Read more at the top biglink.
from culhwtch:
- This is a recent paper about identifying some buried gravel river channels in the California central valley, which could be leveraged to fast recharge the aquifer with floodwaters. If the proper infrastructure is built over the old river beds. Also places of high concern to keep from pollution, as it is a quick link down into the aquifer.
https://phys.org/news/2022-11-air-scientists-fast-paths-recharging.html
- They’re using aerial surveys to identify these buried channels. Using some huge hexagonal booms suspended from helicopters, to measure the ground transient electromagnetic, magnetic, and radiometric properties. Essentially getting tomography down to about 1000 feet subsurface. Hopefully identifying valuable minerals while they’re at it… https://skytem.com/geophysical-surveys/
- Unfortunately, much of the aquifer has already collapsed, so the capacity is much less than previously available (or perhaps the original capacity was overestimated, and what is has collapsed to is more realistic).
https://www.newscientist.com/article/2343617-california-has-lost-more-groundwater-than-held-in-all-its-reservoirs/
- As mentioned in this diary, urban runoff is a potentially barely tapped resource. This paper says California could shrink water use in cities by 30% or more just using water more efficiently. There are many initiatives on this, and this is something that could be done systematically and globally, though with tailoring to the local conditions of each city. https://phys.org/news/2022-04-california-cities.html
- I think ice stupas could be a useful water storage for high mountainous regions. Particularly placed on shaded slopes. Or perhaps shaded by solar panels used to power the pumps... Small artificial glaciers, taking advantage of the phase change. https://www.sciencenews.org/article/ice-stupa-tower-india-drinking-water-irrigation
- Dealing with eutrophic standing water would improve surface water quality and reduce filtration, fish kills. And I’m pretty sure reduce surface evaporation since the water would be cooler with better mixing and not mats of absorbing algae. Here is an interesting concept where they were originally thinking maybe make a water battery. Instead they supercharged microbial aerobic respiration by completing the circuit, similar to filamentous cable bacteria, but on a scale of tens of meters instead of centimeters. It lets the microbial community capture phosphorous and store it in the sediment much more efficiently than in anoxic conditions. Sink one stainless steel grid in the sediment, float another grid near the surface, connect them with wire, let sit, and your nasty green water will get better much faster than just reducing fertilizer runoff. The phosphorous enriched sediment should actually make good fertilizer itself. Turning it into a resource instead of a water treatment cost.

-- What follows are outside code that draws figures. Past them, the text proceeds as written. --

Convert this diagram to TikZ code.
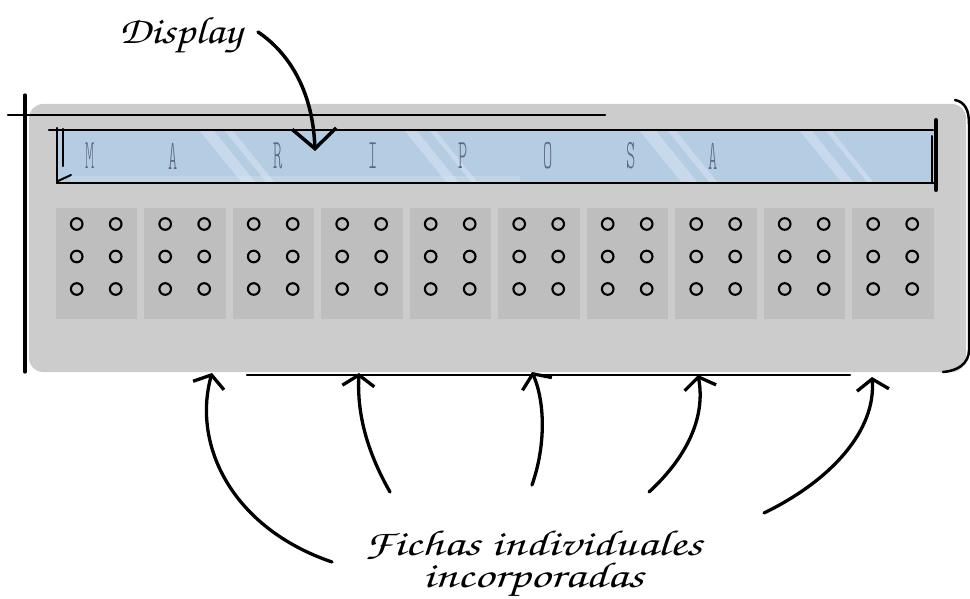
\documentclass[tikz,border=0pt]{standalone}
\usepackage[T1,TU]{fontenc}
\usepackage{fontspec}
\usetikzlibrary{arrows.meta}

\definecolor{caseGray}{RGB}{204,204,204}
\definecolor{cellGray}{RGB}{190,190,190}
\definecolor{lcdBlue}{RGB}{181,205,227}
\definecolor{lcdInk}{RGB}{90,106,126}

% calligraphic hand for the annotations
\newcommand\handfont{\fontencoding{T1}\fontfamily{pzc}\fontseries{mb}\fontshape{it}\selectfont}
% centred lines at a fixed pitch, base on the first line
\newcommand\twolines[2]{\vtop{\baselineskip=32pt\lineskiplimit=-60pt\lineskip=0pt
  \halign{\hfil##\hfil\cr #1\cr #2\cr}}}

\tikzset{
  case/.style={fill=caseGray, draw=none, rounded corners=14pt},
  cellbox/.style={fill=cellGray, draw=none},
  hole/.style={draw=black, line width=2.1pt},
  ink/.style={line width=3.3pt, line cap=round, line join=round, draw=black},
  pen/.style={line width=2.5pt, line cap=round, draw=black},
  upArrow/.style={ink, -{Straight Barb[length=11pt,width=32pt,line width=3.3pt]}},
  lcd/.style={text=lcdInk, inner sep=0pt, font=\ttfamily\fontseries{l}\fontsize{42}{42}\selectfont},
  hand/.style={inner sep=0pt, font=\handfont\fontsize{38}{32}\selectfont},
  handsmall/.style={inner sep=0pt, font=\handfont\fontsize{36}{32}\selectfont}
}

\begin{document}
\begin{tikzpicture}[x=1pt,y=-1pt]
\useasboundingbox (0,0) rectangle (970,599);

% device case
\fill[case] (29,104) rectangle (966,372);

% display window
\fill[lcdBlue] (58,131) rectangle (933,183);
\begin{scope}
  \clip (58,131) rectangle (933,183);
  \foreach \x/\w in {200/14,225/8,405/12,430/6,640/16,668/8,800/12,826/6}
    \fill[white, opacity=0.25] (\x,131) -- ++(\w,0) -- ++(42,52) -- ++(-\w,0) -- cycle;
  \fill[white, opacity=0.15] (70,176) rectangle (520,183);
\end{scope}

% characters shown on the display
\foreach \ch/\x [count=\k] in {M/90,A/173,R/278,I/373,P/463,O/548,S/631,A/713}
  \node[lcd] (ch\k) at (\x,156) {\scalebox{0.42}[1]{\ch}};

% sketch strokes around the display
\draw[pen] (49,130) -- (933,130);
\draw[pen] (57,183) -- (935,183);
\draw[pen] (57,128) -- (57,183);
\draw[pen, line width=2.2pt] (63,129) -- (63,166);
\draw[pen, line width=2pt] (58,181) -- (71,175);
\draw[pen, line width=4pt] (936,120) -- (936,190);
\draw[pen, line width=2pt] (932,136) -- (932,183);

% sketch strokes around the case
\draw[pen] (8,115) -- (605,115);
\draw[pen, line width=3.2pt] (25,95) -- (25,372);
\draw[pen] (955,100) .. controls (965,102) and (969,110) .. (969,124)
           -- (969,350) .. controls (969,364) and (957,371) .. (943,372);
\draw[pen] (247,375) -- (850,375);

% braille cells
\foreach \i in {0,...,9} {
  \fill[cellbox] ({55.7+88.5*\i},208) rectangle ++(81.5,111);
  \foreach \dx in {21,60}
    \foreach \y in {224,256.5,289}
      \draw[hole] ({55.7+88.5*\i+\dx},\y) circle (5.8pt);
}

% "Display" label and its arrow
\node[hand, anchor=base west] (disp) at (119,44) {\scalebox{1.17}[1]{Display}};
\coordinate (dispTail) at (258,32);
\coordinate (dispTip) at (315,151);
\draw[ink, line width=3.5pt, -{Straight Barb[length=20pt,width=44pt,line width=3.5pt]}]
  (dispTail) .. controls (292,55) and (313,95) .. (dispTip);

% label for the cells (two lines) and its arrows
\node[handsmall, anchor=base] (fichas) at (533,555)
  {\scalebox{1.37}[1]{\twolines{Fichas individuales}{incorporadas}}};

\coordinate (t1) at (332,562); \coordinate (h1) at (212,373);
\coordinate (t2) at (390,492); \coordinate (h2) at (359,373);
\coordinate (t3) at (532,485); \coordinate (h3) at (532,372);
\coordinate (t4) at (649,492); \coordinate (h4) at (698,375);
\coordinate (t5) at (764,513); \coordinate (h5) at (872,377);

\draw[upArrow] (t1) .. controls (232,528) and (192,445) .. (h1);
\draw[upArrow] (t2) .. controls (366,450) and (357,412) .. (h2);
\draw[upArrow] (t3) .. controls (546,445) and (545,402) .. (h3);
\draw[upArrow] (t4) .. controls (686,458) and (706,418) .. (h4);
\draw[upArrow] (t5) .. controls (832,480) and (876,430) .. (h5);
\end{tikzpicture}
\end{document}
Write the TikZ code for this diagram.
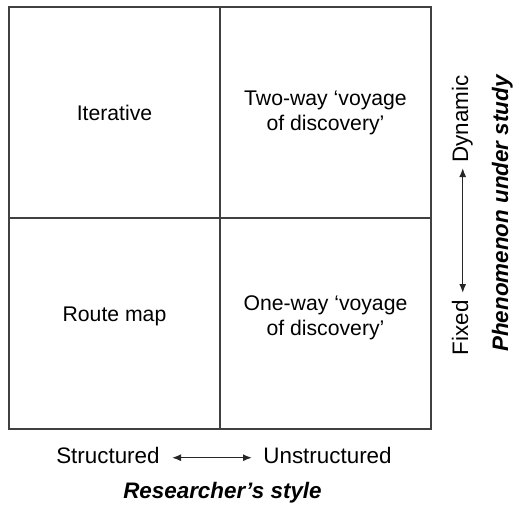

https://phys.org/news/2021-07-method-oxygenating-lakes-results.html
(summary) https://www.sciencedirect.com/science/article/abs/pii/S0043135421003067?via%3Dihub (main article, paywalled unfortunately, but at least shows a better drawing of the system)
Finally, I’ve seen a lot out there on fog capture, and other air capture of water. I think this needs to be done carefully to avoid legionella contaminating drinking water. Same with trying to capture the drips from an air conditioner. It can be done, but it needs to be done correctly or people will get sick.